原子間力顕微鏡(AFM)
原子間力顕微鏡(AFM:Atomic Force Microscope)は探針と試料に作用する原子間力を検出するタイプの顕微鏡です。広義ではSPMと同義ですが、コンタクトモードやコンタクトAFMと呼ばれることもあります。AFM探針は、片持ちバネ(カンチレバー)の先端に取り付けられています。この探針と試料表面を微小な力で接触させ、カンチレバーのたわみ量が一定になるように探針・試料間距離(Z)をフィードバック制御しながら水平(X、Y)に走査することで、表面形状を画像化します。

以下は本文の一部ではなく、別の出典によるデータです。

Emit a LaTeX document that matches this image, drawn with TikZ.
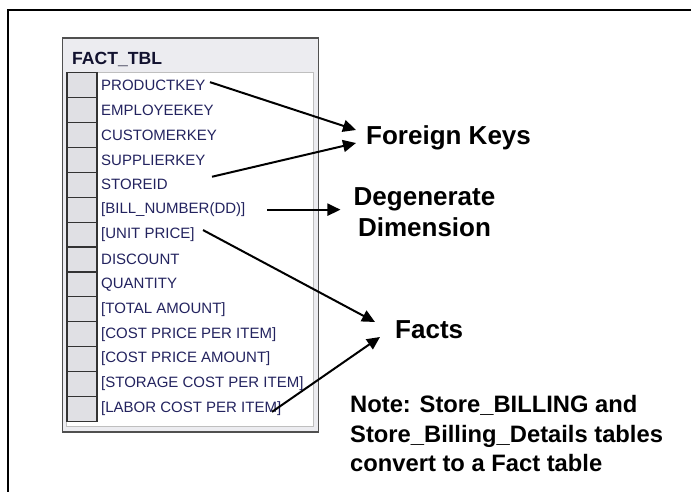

コンタクトAFMモードは多機能型SPMの基本になる測定モードで、カンチレバー種類や信号検出の方法を変えることにより様々な物性測定が可能となります。
カンチレバーの押し付け力(たわみ信号)は「光てこ方式」により検出されます。下図の様に半導体レーザーをカンチレバー背面に照射し、反射したレーザー光を上下で2分割または上下左右に4分割された位置センサーで検出します。AFMでは、たわみ量が常に一定になるようにスキャナの伸び縮みを制御(Z電圧フィードバック)しながら試料表面上で水平(X、Y)に移動させることで試料表面の形状を得ることができます。
AFM用マイクロカンチレバー
試料種類を問わず絶縁物でも測定可能であり、探針も半導体プロセスで製造され、安価に大量供給されているため広く普及しています。主に窒化シリコン製やシリコン製のカンチレバーが市販されています。
Si3N4製 AFM用カンチレバー(SN-AF01)
このタイプは1つの本体にカンチレバーが2種類ついています。一般にバネ定数0.08N/mの方がよく用いられます。
シリコン製 AFM用カンチレバー(SI-AF01)
窒化シリコン製のSN-AF01と比べ、探針の高さが高いので、凹凸のある試料にも対応できます。
AFMフォースカーブ
スキャナを上下動させ、探針・試料間距離とカンチレバーに働く力(たわみ量)との関係をプロットした曲線はフォースカーブと呼ばれます。探針・試料間に作用する吸着力や、試料の硬さに関する情報が得られます。